### Problem requirements
Exactly as written, write out the lines below from the first to the one containing "return Path(verts, codes)", inclusive. Pictures do not belong in the copy.

═════ Given data

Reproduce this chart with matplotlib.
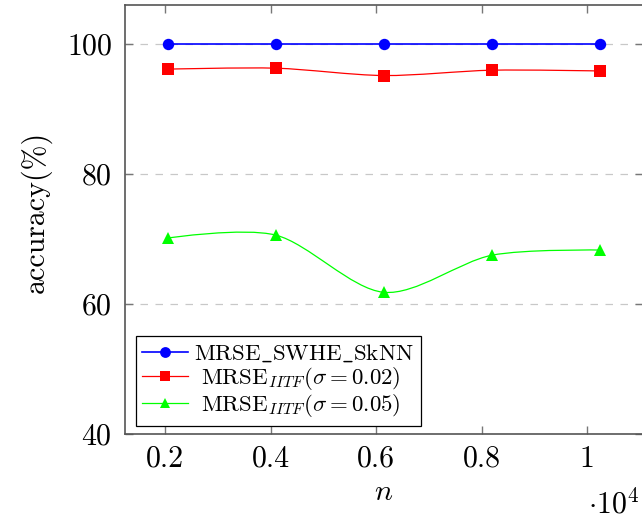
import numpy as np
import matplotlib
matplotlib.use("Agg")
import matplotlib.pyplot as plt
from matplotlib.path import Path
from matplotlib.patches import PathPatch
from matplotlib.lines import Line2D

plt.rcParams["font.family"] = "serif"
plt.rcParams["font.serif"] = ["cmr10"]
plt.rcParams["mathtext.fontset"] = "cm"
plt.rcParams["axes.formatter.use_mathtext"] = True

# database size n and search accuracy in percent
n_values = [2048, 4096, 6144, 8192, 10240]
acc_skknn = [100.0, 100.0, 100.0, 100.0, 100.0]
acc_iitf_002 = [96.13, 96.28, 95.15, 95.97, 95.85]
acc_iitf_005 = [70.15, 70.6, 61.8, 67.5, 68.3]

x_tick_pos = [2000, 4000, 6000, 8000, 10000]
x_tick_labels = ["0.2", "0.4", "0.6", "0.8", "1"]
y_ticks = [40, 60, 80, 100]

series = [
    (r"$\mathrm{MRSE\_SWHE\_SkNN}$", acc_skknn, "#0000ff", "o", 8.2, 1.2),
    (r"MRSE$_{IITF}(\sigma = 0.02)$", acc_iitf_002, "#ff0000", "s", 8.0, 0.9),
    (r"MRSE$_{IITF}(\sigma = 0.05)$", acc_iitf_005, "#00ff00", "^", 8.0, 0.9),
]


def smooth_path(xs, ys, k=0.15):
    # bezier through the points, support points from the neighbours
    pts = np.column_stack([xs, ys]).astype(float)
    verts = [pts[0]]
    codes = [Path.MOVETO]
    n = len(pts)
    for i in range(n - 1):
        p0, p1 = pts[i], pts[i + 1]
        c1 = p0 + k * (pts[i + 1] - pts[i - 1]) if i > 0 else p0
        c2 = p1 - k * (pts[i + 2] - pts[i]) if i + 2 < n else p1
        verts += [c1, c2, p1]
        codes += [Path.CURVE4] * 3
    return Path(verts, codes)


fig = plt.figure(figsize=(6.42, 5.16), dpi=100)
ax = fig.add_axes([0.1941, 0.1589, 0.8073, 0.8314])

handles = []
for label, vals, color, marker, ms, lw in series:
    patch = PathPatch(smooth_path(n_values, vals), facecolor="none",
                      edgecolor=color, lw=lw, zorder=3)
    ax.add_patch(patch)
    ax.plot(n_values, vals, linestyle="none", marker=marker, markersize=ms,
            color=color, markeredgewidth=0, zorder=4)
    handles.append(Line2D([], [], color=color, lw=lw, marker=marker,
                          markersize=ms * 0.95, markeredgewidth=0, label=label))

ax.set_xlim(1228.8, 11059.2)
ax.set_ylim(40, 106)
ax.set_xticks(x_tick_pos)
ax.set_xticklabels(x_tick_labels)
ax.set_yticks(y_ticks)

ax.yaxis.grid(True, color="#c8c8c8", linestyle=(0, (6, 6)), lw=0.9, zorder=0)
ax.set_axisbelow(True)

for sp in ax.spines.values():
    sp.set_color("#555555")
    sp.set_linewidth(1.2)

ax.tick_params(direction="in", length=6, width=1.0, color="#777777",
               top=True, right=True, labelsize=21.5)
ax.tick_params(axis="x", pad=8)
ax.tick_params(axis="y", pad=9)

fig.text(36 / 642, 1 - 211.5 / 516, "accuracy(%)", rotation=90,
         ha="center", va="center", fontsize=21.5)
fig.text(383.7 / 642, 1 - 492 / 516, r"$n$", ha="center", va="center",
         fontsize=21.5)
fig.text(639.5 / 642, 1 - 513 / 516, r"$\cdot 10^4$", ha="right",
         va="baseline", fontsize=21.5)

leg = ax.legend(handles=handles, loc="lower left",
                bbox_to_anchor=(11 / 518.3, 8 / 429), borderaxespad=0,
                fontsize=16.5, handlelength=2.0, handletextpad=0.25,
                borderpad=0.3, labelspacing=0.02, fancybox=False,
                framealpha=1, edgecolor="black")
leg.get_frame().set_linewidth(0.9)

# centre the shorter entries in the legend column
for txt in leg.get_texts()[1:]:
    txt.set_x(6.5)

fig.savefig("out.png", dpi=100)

══════════

### Reply to the task
Reproduce this chart with matplotlib.
import numpy as np
import matplotlib
matplotlib.use("Agg")
import matplotlib.pyplot as plt
from matplotlib.path import Path
from matplotlib.patches import PathPatch
from matplotlib.lines import Line2D

plt.rcParams["font.family"] = "serif"
plt.rcParams["font.serif"] = ["cmr10"]
plt.rcParams["mathtext.fontset"] = "cm"
plt.rcParams["axes.formatter.use_mathtext"] = True

# database size n and search accuracy in percent
n_values = [2048, 4096, 6144, 8192, 10240]
acc_skknn = [100.0, 100.0, 100.0, 100.0, 100.0]
acc_iitf_002 = [96.13, 96.28, 95.15, 95.97, 95.85]
acc_iitf_005 = [70.15, 70.6, 61.8, 67.5, 68.3]

x_tick_pos = [2000, 4000, 6000, 8000, 10000]
x_tick_labels = ["0.2", "0.4", "0.6", "0.8", "1"]
y_ticks = [40, 60, 80, 100]

series = [
    (r"$\mathrm{MRSE\_SWHE\_SkNN}$", acc_skknn, "#0000ff", "o", 8.2, 1.2),
    (r"MRSE$_{IITF}(\sigma = 0.02)$", acc_iitf_002, "#ff0000", "s", 8.0, 0.9),
    (r"MRSE$_{IITF}(\sigma = 0.05)$", acc_iitf_005, "#00ff00", "^", 8.0, 0.9),
]


def smooth_path(xs, ys, k=0.15):
    # bezier through the points, support points from the neighbours
    pts = np.column_stack([xs, ys]).astype(float)
    verts = [pts[0]]
    codes = [Path.MOVETO]
    n = len(pts)
    for i in range(n - 1):
        p0, p1 = pts[i], pts[i + 1]
        c1 = p0 + k * (pts[i + 1] - pts[i - 1]) if i > 0 else p0
        c2 = p1 - k * (pts[i + 2] - pts[i]) if i + 2 < n else p1
        verts += [c1, c2, p1]
        codes += [Path.CURVE4] * 3
    return Path(verts, codes)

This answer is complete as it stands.